Eric Nolin is being very explicit about sponsor talks at Defrag. No harm there--in fact, I like it. The sponsor talk is clearly labeled as such and right before lunch. Today, it's Shane Pearson, from BEA. I interviewed him for Technometria (as part of our coverage of Defrag) a few weeks ago.
Shane said a couple of things that piqued my interest. One was referring to a McKinsey study on interactions on the workplace. He put of a graph about the evolution of managed assets showing that capital was the earliest and easiest asset to manage. Information was second and interactions are the latest asset that businesses want to manage. The money quote from the study:
Almost 85% of people have jobs that are largely or wholly about interacting with other people (rather than transforming raw materials, running machinery, etc.).
IT has always had a function that included managing people interactions, but we've largely relegated it to the bottom-line "saving money" side of things: zero-day start, make sure the phones work, run the email system efficiently, etc. We've not been about top-line, "making money" activities.

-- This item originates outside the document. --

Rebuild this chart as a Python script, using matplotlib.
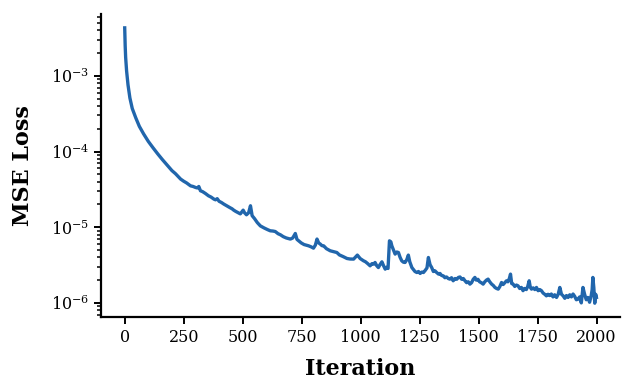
import matplotlib
matplotlib.use("Agg")
import matplotlib.pyplot as plt

iterations = [
    0, 1, 2, 4, 8, 14, 22, 32, 47, 62,
    80, 100, 120, 140, 160, 182, 200, 215, 237, 250,
    262, 279, 290, 300, 308, 314, 321, 330, 342, 355,
    366, 378, 385, 392, 400, 410, 420, 432, 445, 455,
    462, 470, 482, 490, 502, 508, 516, 525, 533, 540,
    550, 562, 575, 590, 605, 617, 628, 638, 650, 660,
    672, 685, 702, 712, 723, 730, 737, 748, 760, 779,
    790, 800, 808, 815, 822, 829, 836, 843, 855, 871,
    885, 899, 910, 925, 942, 955, 970, 986, 998, 1012,
    1020, 1030, 1040, 1048, 1055, 1061, 1068, 1075, 1082, 1090,
    1097, 1104, 1110, 1116, 1122, 1128, 1132, 1139, 1146, 1153,
    1160, 1167, 1174, 1181, 1188, 1195, 1202, 1208, 1217, 1224,
    1230, 1238, 1245, 1252, 1259, 1266, 1274, 1281, 1287, 1294,
    1301, 1308, 1315, 1322, 1330, 1336, 1343, 1350, 1357, 1364,
    1371, 1378, 1385, 1392, 1400, 1407, 1414, 1421, 1428, 1435,
    1442, 1449, 1456, 1463, 1470, 1477, 1484, 1490, 1497, 1504,
    1511, 1519, 1526, 1533, 1540, 1547, 1555, 1562, 1569, 1576,
    1583, 1590, 1597, 1604, 1611, 1618, 1624, 1630, 1635, 1640,
    1646, 1653, 1660, 1667, 1674, 1681, 1688, 1695, 1702, 1708,
    1714, 1719, 1724, 1731, 1738, 1745, 1752, 1759, 1766, 1773,
    1780, 1787, 1794, 1801, 1808, 1815, 1822, 1830, 1837, 1844,
    1851, 1858, 1865, 1872, 1879, 1886, 1893, 1900, 1907, 1914,
    1921, 1928, 1935, 1942, 1949, 1956, 1963, 1970, 1977, 1981,
    1984, 1988, 1992, 1996, 1999,
]
loss = [
    4.3e-3, 3.3e-3, 2.5e-3, 1.75e-3, 1.16e-3, 7.6e-4, 5.1e-4, 3.7e-4, 2.78e-4, 2.15e-4,
    1.71e-4, 1.36e-4, 1.12e-4, 9.3e-5, 7.8e-5, 6.5e-5, 5.6e-5, 5.1e-5, 4.32e-5, 4.05e-5,
    3.85e-5, 3.52e-5, 3.45e-5, 3.35e-5, 3.3e-5, 3.45e-5, 3.03e-5, 2.95e-5, 2.79e-5, 2.6e-5,
    2.5e-5, 2.35e-5, 2.3e-5, 2.38e-5, 2.2e-5, 2.12e-5, 2.02e-5, 1.92e-5, 1.82e-5, 1.75e-5,
    1.68e-5, 1.62e-5, 1.55e-5, 1.5e-5, 1.68e-5, 1.55e-5, 1.46e-5, 1.55e-5, 1.92e-5, 1.42e-5,
    1.3e-5, 1.15e-5, 1.04e-5, 9.8e-6, 9.3e-6, 8.96e-6, 8.9e-6, 8.77e-6, 8.2e-6, 7.94e-6,
    7.5e-6, 7.2e-6, 6.97e-6, 7.2e-6, 8.26e-6, 6.9e-6, 6.61e-6, 6.2e-6, 5.9e-6, 5.68e-6,
    5.5e-6, 5.29e-6, 5.8e-6, 6.97e-6, 6.2e-6, 5.98e-6, 5.7e-6, 5.68e-6, 5.2e-6, 4.88e-6,
    4.75e-6, 4.63e-6, 4.3e-6, 4.1e-6, 3.86e-6, 3.8e-6, 3.79e-6, 4.28e-6, 3.85e-6, 3.6e-6,
    3.5e-6, 3.3e-6, 3.09e-6, 3.3e-6, 3.25e-6, 3.42e-6, 3.1e-6, 2.93e-6, 3.2e-6, 3.49e-6,
    3.1e-6, 2.79e-6, 2.95e-6, 2.85e-6, 6.61e-6, 6.4e-6, 5.68e-6, 5.0e-6, 4.41e-6, 4.7e-6,
    4.63e-6, 4.0e-6, 3.6e-6, 3.45e-6, 3.42e-6, 3.7e-6, 4.28e-6, 3.5e-6, 2.93e-6, 2.75e-6,
    2.6e-6, 2.52e-6, 2.6e-6, 2.45e-6, 2.55e-6, 2.52e-6, 2.7e-6, 2.9e-6, 3.98e-6, 3.2e-6,
    2.93e-6, 2.6e-6, 2.65e-6, 2.52e-6, 2.4e-6, 2.45e-6, 2.3e-6, 2.28e-6, 2.15e-6, 2.2e-6,
    2.1e-6, 2.06e-6, 2.15e-6, 1.96e-6, 2.1e-6, 2.05e-6, 2.17e-6, 2.2e-6, 2.05e-6, 2.1e-6,
    1.96e-6, 1.85e-6, 1.9e-6, 1.77e-6, 1.85e-6, 2.05e-6, 2.17e-6, 2.0e-6, 2.05e-6, 1.9e-6,
    1.85e-6, 1.77e-6, 1.9e-6, 2.0e-6, 2.06e-6, 1.9e-6, 1.77e-6, 1.7e-6, 1.6e-6, 1.55e-6,
    1.52e-6, 1.65e-6, 1.86e-6, 1.75e-6, 1.85e-6, 1.96e-6, 1.9e-6, 2.1e-6, 2.4e-6, 1.8e-6,
    1.77e-6, 1.65e-6, 1.72e-6, 1.68e-6, 1.55e-6, 1.6e-6, 1.45e-6, 1.55e-6, 1.5e-6, 1.65e-6,
    1.96e-6, 1.6e-6, 1.52e-6, 1.58e-6, 1.5e-6, 1.6e-6, 1.45e-6, 1.5e-6, 1.45e-6, 1.35e-6,
    1.3e-6, 1.24e-6, 1.3e-6, 1.25e-6, 1.31e-6, 1.2e-6, 1.28e-6, 1.18e-6, 1.3e-6, 1.6e-6,
    1.3e-6, 1.24e-6, 1.15e-6, 1.25e-6, 1.18e-6, 1.28e-6, 1.2e-6, 1.31e-6, 1.22e-6, 1.1e-6,
    1.12e-6, 1.2e-6, 1.0e-6, 1.6e-6, 1.3e-6, 1.1e-6, 1.18e-6, 1.02e-6, 1.25e-6, 1.5e-6,
    2.17e-6, 1.6e-6, 0.99e-6, 1.3e-6, 1.18e-6,
]

x_ticks = [0, 250, 500, 750, 1000, 1250, 1500, 1750, 2000]
x_label = "Iteration"
y_label = "MSE Loss"

plt.rcParams["font.family"] = ["DejaVu Serif"]
fig = plt.figure(figsize=(6.32, 3.81), dpi=100)
ax = fig.add_axes([0.160, 0.168, 0.821, 0.795])
ax.plot(iterations, loss, color="#2166ac", lw=2.4)
ax.set_yscale("log")
ax.set_xticks(x_ticks)
ax.set_xlabel(x_label, fontsize=16, fontweight="bold", labelpad=9)
ax.set_ylabel(y_label, fontsize=16, fontweight="bold", labelpad=12)
for s in ["top", "right"]:
    ax.spines[s].set_visible(False)
for s in ["left", "bottom"]:
    ax.spines[s].set_linewidth(1.6)
ax.tick_params(axis="both", which="major", labelsize=11.5, length=5, width=1.4)
ax.tick_params(axis="y", which="minor", length=3, width=1.1)
fig.savefig("out.png", dpi=100)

Shane asked "what if wanted to know what articles and blogs my co-workers were reading?" He the put up a slide that showed what Facebook might look like if it provided enterprise-friendly functionality.
This got my attention. Maybe it's been obvious to others, but I've informally done similar things with co-workers--shared what we're reading--but this could make it more automatic. I'd welcome the opportunity to see more of what my co-workers think is interesting in any given day. Ironically, universities are particularly bad at this.